C4 experiments using perfect oracle

Question

Closed this issue a year ago · 2 comments

The existence of a perfect oracle in c4 allows us to do some useful experiments. For instance:

We can take the self-play data, relabel the targets using the oracle, train a net off that, and rigorously measure the gap between that net and the net trained off the original targets. Tracking the progression of this gap over the course of training can be insightful.
We can have an alphazero oracle-mode where all self-play data is relabeled using the oracle, and examine progression of the alphazero process in oracle-mode.
We can measure move accuracy of the MCTS agent, both overall and also based on move number of the game. We can do this based on MCTS parameters like number of iterations and number of threads. We can track this over the course of training. We expect late-game accuracy to converge to 100% early in training.

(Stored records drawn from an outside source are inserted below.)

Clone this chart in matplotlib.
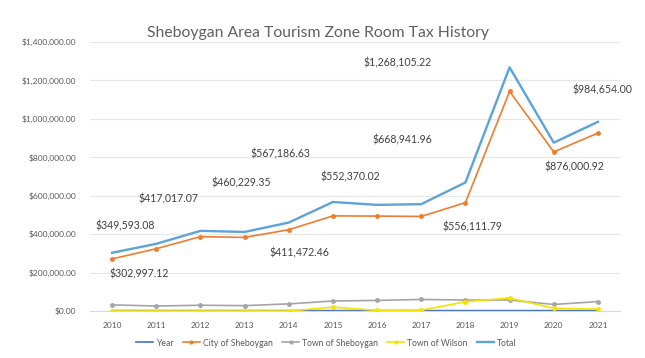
import matplotlib.pyplot as plt
from matplotlib.ticker import FuncFormatter

years = [2010, 2011, 2012, 2013, 2014, 2015, 2016, 2017, 2018, 2019, 2020, 2021]
city = [271000, 324000, 387000, 383000, 423000, 495000, 494000, 492000, 564000, 1143000, 828000, 926000]
town_sheb = [32000, 26000, 30000, 28000, 37000, 52000, 55000, 60000, 57000, 57000, 34000, 49000]
town_wilson = [0, 0, 0, 0, 0, 20000, 3000, 4000, 48000, 68000, 14000, 10000]
total = [302997.12, 349593.08, 417017.07, 411472.46, 460229.35, 567186.63,
         552370.02, 556111.79, 668941.96, 1268105.22, 876000.92, 984654.00]

# data labels, dragged around by hand in the original (figure pixel positions)
label_pos = [(139, 274), (125, 226), (169, 199), (299, 253), (241, 183), (280, 154),
             (350, 177), (472, 227), (402, 140), (398, 63), (574, 167), (602, 90)]

plt.rcParams['font.family'] = ['Lato', 'DejaVu Sans']

fig = plt.figure(figsize=(6.45, 3.58), dpi=100)
ax = fig.add_axes([90/645, 1-311/358, 530/645, 269/358])

x = list(range(len(years)))
ax.plot(x, years, color='#4472C4', lw=1.2, label='Year', zorder=2)
ax.plot(x, city, color='#ED7D31', lw=1.2, marker='o', ms=2.5, label='City of Sheboygan', zorder=3)
ax.plot(x, town_sheb, color='#A5A5A5', lw=1.2, marker='o', ms=2.5, label='Town of Sheboygan', zorder=3)
ax.plot(x, town_wilson, color='#F5E400', lw=1.2, marker='o', ms=2.5, label='Town of Wilson', zorder=4)
ax.plot(x, total, color='#5BA3D9', lw=1.7, label='Total', zorder=3)

ax.set_xlim(-0.5, len(years) - 0.5)
ax.set_ylim(0, 1400000)
ax.set_yticks(range(0, 1400001, 200000))
ax.yaxis.set_major_formatter(FuncFormatter(lambda v, p: '${:,.2f}'.format(v)))
ax.set_xticks(x)
ax.set_xticklabels([str(y) for y in years])
ax.grid(axis='y', color='#E6E6E6', lw=0.8)
ax.set_axisbelow(True)
for s in ['top', 'right', 'left']:
    ax.spines[s].set_visible(False)
ax.spines['bottom'].set_color('#D9D9D9')
ax.tick_params(length=0, labelsize=6, labelcolor='#595959')
ax.tick_params(axis='x', pad=8)
ax.tick_params(axis='y', pad=10)

for v, (px, py) in zip(total, label_pos):
    fig.text(px/645, 1-py/358, '${:,.2f}'.format(v), ha='center', va='center',
             fontsize=7.6, color='#404040')

fig.text(318/645, 1-33/358, 'Sheboygan Area Tourism Zone Room Tax History',
         ha='center', va='center', fontsize=11.3, color='#606060')

fig.legend(loc='center', bbox_to_anchor=(326/645, 1-343/358), ncol=5, frameon=False,
           fontsize=6.2, labelcolor='#595959', handlelength=2, handletextpad=0.3,
           columnspacing=1.1, markerscale=0.8)

fig.savefig('out.png', dpi=100, facecolor='white')
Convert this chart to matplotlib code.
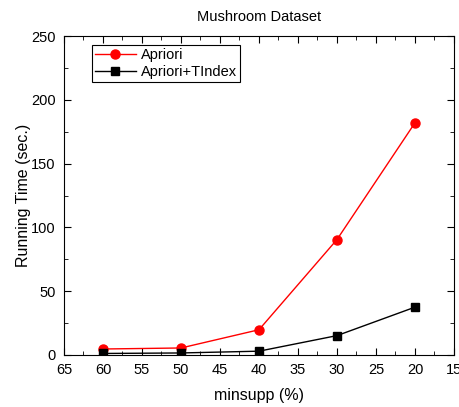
import matplotlib.pyplot as plt
from matplotlib.ticker import MultipleLocator

minsupp = [60, 50, 40, 30, 20]
apriori = [4.7, 5.5, 19.8, 90.5, 182]
tindex = [1.2, 1.6, 3.0, 15.2, 37.5]

plt.rcParams['font.family'] = ['Liberation Sans', 'DejaVu Sans']

fig = plt.figure(figsize=(4.6, 4.07), dpi=100)
ax = fig.add_axes([64 / 460, 1 - 355 / 407, 390 / 460, 319 / 407])

ax.plot(minsupp, apriori, color='red', marker='o', markersize=6.5, linewidth=1, label='Apriori')
ax.plot(minsupp, tindex, color='black', marker='s', markersize=6, linewidth=1, label='Apriori+TIndex')

ax.set_xlim(65, 15)
ax.set_ylim(0, 250)
ax.xaxis.set_major_locator(MultipleLocator(5))
ax.xaxis.set_minor_locator(MultipleLocator(2.5))
ax.yaxis.set_major_locator(MultipleLocator(50))
ax.yaxis.set_minor_locator(MultipleLocator(25))
ax.tick_params(which='both', direction='in', top=True, right=True, labelsize=10.5)
ax.tick_params(which='major', length=5, pad=6)
ax.tick_params(which='minor', length=3)

ax.set_xlabel('minsupp (%)', fontsize=11.5, labelpad=8)
ax.set_ylabel('Running Time (sec.)', fontsize=11.5, labelpad=0)
ax.set_title('Mushroom Dataset', fontsize=10.5, pad=11)

leg = ax.legend(loc='upper left', bbox_to_anchor=(0.06, 0.985), fontsize=10.5, fancybox=False,
                edgecolor='black', framealpha=1, borderpad=0.2, handlelength=2.8,
                labelspacing=0.2, borderaxespad=0.3, handletextpad=0.4)
leg.get_frame().set_linewidth(0.8)

fig.savefig('out.png', dpi=100)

At the minimum such experiments should help us catch any obvious bugs. Hopefully they give us more insight that can help us in other ways.

Answer 1 · 2023-05-11T16:02:51.000Z

The grade_c4_models.py script, together with viz_c4_progress.py, accomplishes task 3. Tasks 1 and 2 could still potentially be insightful.

Answer 2 · 2023-10-06T19:46:11.000Z

The c4 experimentation loop is mature at this point, so I don't think we need tasks 1 and 2.